* BEGIN Entries shown *

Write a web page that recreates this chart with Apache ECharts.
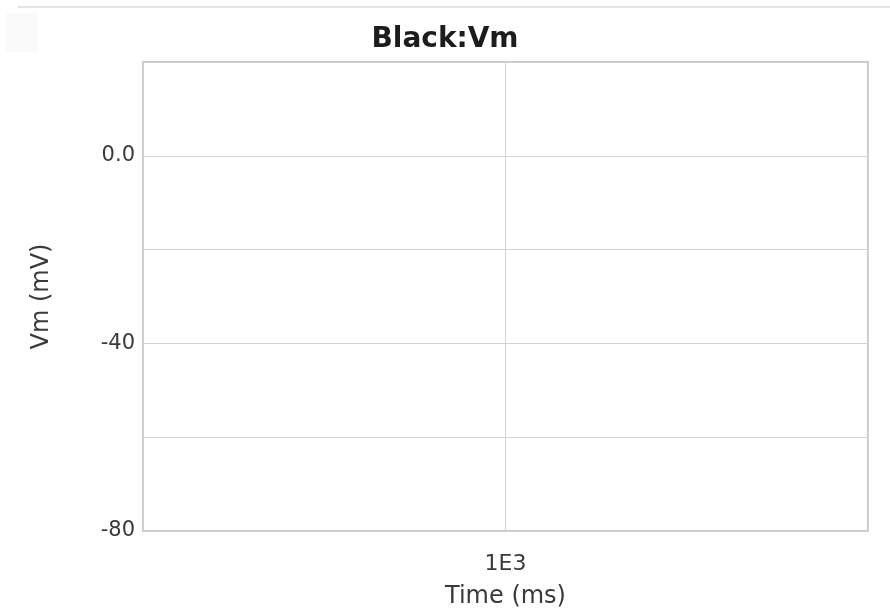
<!DOCTYPE html>
<html>
<head>
<meta charset="utf-8">
<script src="https://cdn.jsdelivr.net/npm/echarts@6/dist/echarts.min.js"></script>
<style>
  html, body { margin: 0; padding: 0; background: #fff; }
  #chart { width: 890px; height: 614px; }
</style>
</head>
<body>
<div id="chart"></div>
<script>
// Axis ranges and the labels shown on each axis
const timeRange = [0, 2000];      // ms
const vmRange = [-80, 20];        // mV
const timeTickLabels = { 1000: '1E3' };
const vmTickLabels = { 0: '0.0', '-40': '-40', '-80': '-80' };
// Recorded trace (time ms, Vm mV) — nothing recorded yet
const traceTime = [];
const traceVm = [];

const chart = echarts.init(document.getElementById('chart'), null, { renderer: 'canvas' });

const font = '"DejaVu Sans", Verdana, sans-serif';

chart.setOption({
  animation: false,
  backgroundColor: '#ffffff',
  title: {
    text: 'Black:Vm',
    left: 'center',
    top: 21,
    textStyle: { fontFamily: font, fontSize: 28, fontWeight: 'bold', color: '#1c1c1c' }
  },
  graphic: [
    { type: 'line', shape: { x1: 18, y1: 7, x2: 890, y2: 7 }, style: { stroke: '#e4e4e4', lineWidth: 2 } },
    { type: 'rect', shape: { x: 6, y: 13, width: 32, height: 39 }, style: { fill: '#fafafa' } }
  ],
  grid: { left: 143, right: 22, top: 62, bottom: 81, show: true, borderColor: '#c9c9c9', borderWidth: 2 },
  xAxis: {
    type: 'value',
    min: timeRange[0],
    max: timeRange[1],
    interval: 1000,
    name: 'Time (ms)',
    nameLocation: 'middle',
    nameGap: 54,
    nameTextStyle: { fontFamily: font, fontSize: 24, color: '#3a3a3a' },
    axisLine: { show: false },
    axisTick: { show: false },
    axisLabel: {
      margin: 22,
      fontFamily: font, fontSize: 22, color: '#3a3a3a',
      formatter: v => timeTickLabels[v] || ''
    },
    splitLine: { show: true, lineStyle: { color: '#d2d2d2', width: 1 } }
  },
  yAxis: {
    type: 'value',
    min: vmRange[0],
    max: vmRange[1],
    interval: 20,
    name: 'Vm (mV)',
    nameLocation: 'middle',
    nameGap: 89,
    nameRotate: 90,
    nameTextStyle: { fontFamily: font, fontSize: 24, color: '#3a3a3a' },
    axisLine: { show: false },
    axisTick: { show: false },
    axisLabel: {
      margin: 8,
      fontFamily: font, fontSize: 21, color: '#3a3a3a',
      formatter: v => vmTickLabels[v] || ''
    },
    splitLine: { show: true, lineStyle: { color: '#d2d2d2', width: 1 } }
  },
  series: [{
    type: 'line',
    data: traceTime.map((t, i) => [t, traceVm[i]]),
    showSymbol: false,
    lineStyle: { color: '#000', width: 1 }
  }]
});
</script>
</body>
</html>
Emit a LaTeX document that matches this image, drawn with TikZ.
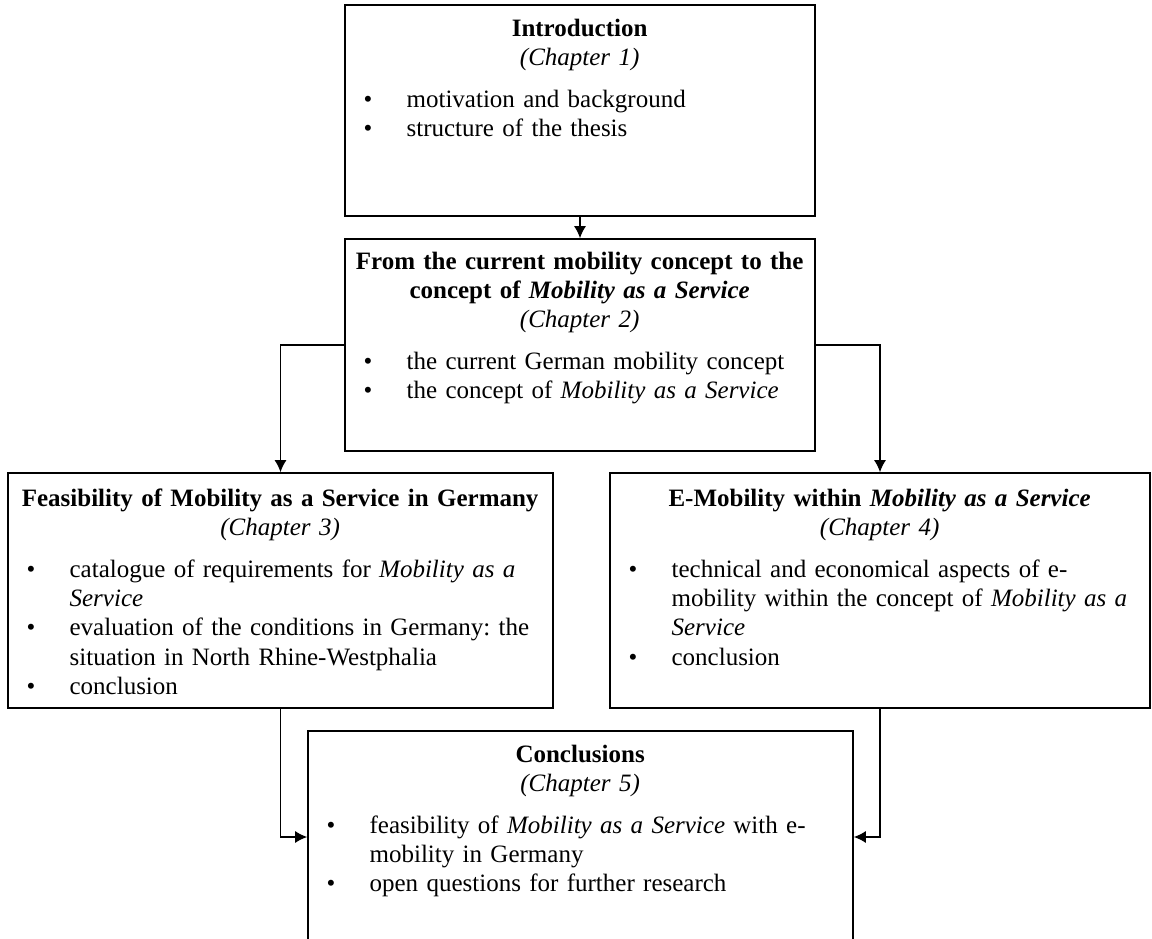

* END Entries shown *

Task prompt – Take every line above carrying "this" and return it.

Reply to the exercise –
Write a web page that recreates this chart with Apache ECharts.
Emit a LaTeX document that matches this image, drawn with TikZ.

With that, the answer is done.